The following is a revised version of an article that was published on November 27, 2008.
There was a lot of excitement among gold aficionados last week. A $34-an-ounce end-of-week rally did a lot to brighten their spirits. Monday's $28 follow-through punched spot COMEX gold above the $800/ounce mark for the first time since October 20.
Gold rallied because ... because ... well, just what was the reason?
Some among the chattering classes would have us believe the spike was foretold by gold tipping into what they dubbed "backwardation." Well, not gold per se. Rather, gold forward rates.

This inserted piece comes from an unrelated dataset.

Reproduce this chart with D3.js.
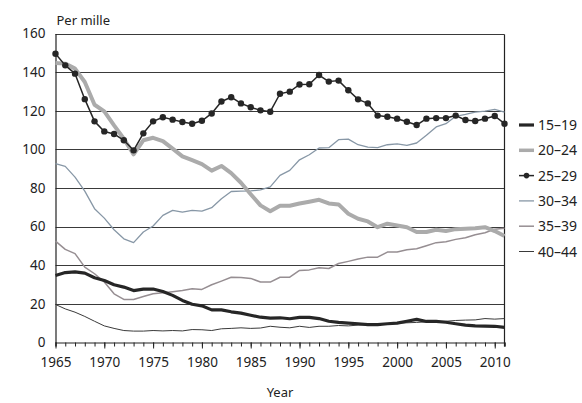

Backwardation? Forward rates?
Maybe a little explanation's in order.
Backwardation, as described in several Hard Assets Investor articles (see "The Battle Against Contango" for one), exists when the price of a commodity for immediate delivery is higher than its price for later delivery. For a storable commodity like gold, backwardation implies scarcity of supply. Ordinarily, COMEX gold is a carrying charge market - sometimes ascribed as a "contango" market - in which contracts for later delivery are priced higher than spot to reflect the costs of storage. Because gold isn't consumed and supply is so visible, there's usually enough metal to carry forward.
Forward rates are the interest charges levied by dealing banks for borrowing gold. These rates are calculated for various maturities on a swap basis against U.S. dollars. A brief explanation of forwards can be found in "Gold Liquidity Play A Setup?").
Normally, the forward market looks like any other yield curve, with near-term rates lower than those of longer maturities. Those rates, too, are ordinarily positive. What was noted as backwardation last week was the quotation of negative forward rates in the London dealer market for one- and two-month gold loans.
That sent the discussion boards buzzing. "Does this mean banks will pay us for borrowing gold?" asked more than one denizen.
Don't you wish.
Gold Forward Rates
Sense can be made of negative forward rates once you understand how the metal is traded in the lease market. Just as changes in supply and demand affect metal prices, so too do changes in borrowing demand and lending affect lease rates. If gold is readily available, lease rates will be low; if the supply of borrowable metal is tight, rates will rise accordingly. Remember, though, we're talking about gold in the lease market here, not the cash metal marketplace.
A negative forward rate does not automatically create a full-blown backwardation in the price of gold. The forward price of metal, reflecting its cost of carry, is determined on the basis of the spread between an available investment rate, such as LIBOR, and the gold forward rate, which yields a positive value unless LIBOR falls below the forward rate.
On November 20, for example, spot gold was fixed in the morning London round at $745.25. The one-month forward rate was quoted at -0.08%, but LIBOR was set at 1.40%, making the spread 1.48%. One-month forward gold was thus priced at $745.20, an apparent 5-cent inversion from spot. Keep in mind, though, that the forward price may not actually be realizable. There's no accounting for borrowers' commissions or fees here. And still, contango prevailed through the rest of the forward curve. The contemporaneously implied three-month forward price, for example, was $745.34.
In a gold swap or loan, spot's at one end of the transaction, the forward price at the other.
Backwardation, though, isn't the novelty that many observers claim it to be. At least in the short end of the forward curve. The forward market, in fact, inverted earlier this year as gold peaked, then began to slide. In late January, the one-month gold price implied by the forward curve spiked above three-month gold and was offered at a premium until April.
The current lease market reflects central bank stimulus at work, much like that your neighborhood bank employs when it wants to fill gaps in its asset-liability book. Have you ever seen certificates of deposit advertised with special rates by your bank? Certain maturities may be offered at high rates if the bank has a funding need in a particular time bucket. It's the same thing in the gold market, save for the fact that the bank here is advertising a cheap asset rather than a high-priced liability (from the bank's perspective, that is).
Bullion lenders are trying to encourage gold borrowing now, particularly in the short maturities. Central banks are liquefying their gold reserves to stimulate aggregate demand. Rates have gone negative at the short end because demand for gold shorting has dwindled (since gold borrowing necessarily results in the short sale of metal to raise investment funds for the borrower).
Gold Lease Market
The chart above illustrates that the gold "carry trade" has become more profitable as the financial markets melt down. The spread between LIBOR and forward rates widened by nearly 200 basis points (2%) in just one month's time at the front end of the crisis. This goes a long way to explain why gold didn't reach new highs during the crisis.
So, now what?
Well, let's see if we can take a lesson from the past. Only on two previous occasions have forward rates turned negative. One-month forward rates went negative on two days bracketing a weekend in March 2001, less than a month after gold bottomed in London around $257. At the time of the inversion, gold was fixed around $269. Not much happened pricewise by year's end, though ultimately, that was stage-setting for gold's current bull market. Previously, forward rates - at all maturities - went negative on two days in September 1999, which did presage a significant rally above the $300 level.
Not the strongest of bullish indicators this lease rate business. With that in mind, you're better off looking at other fundamental and technical signals for buying cues.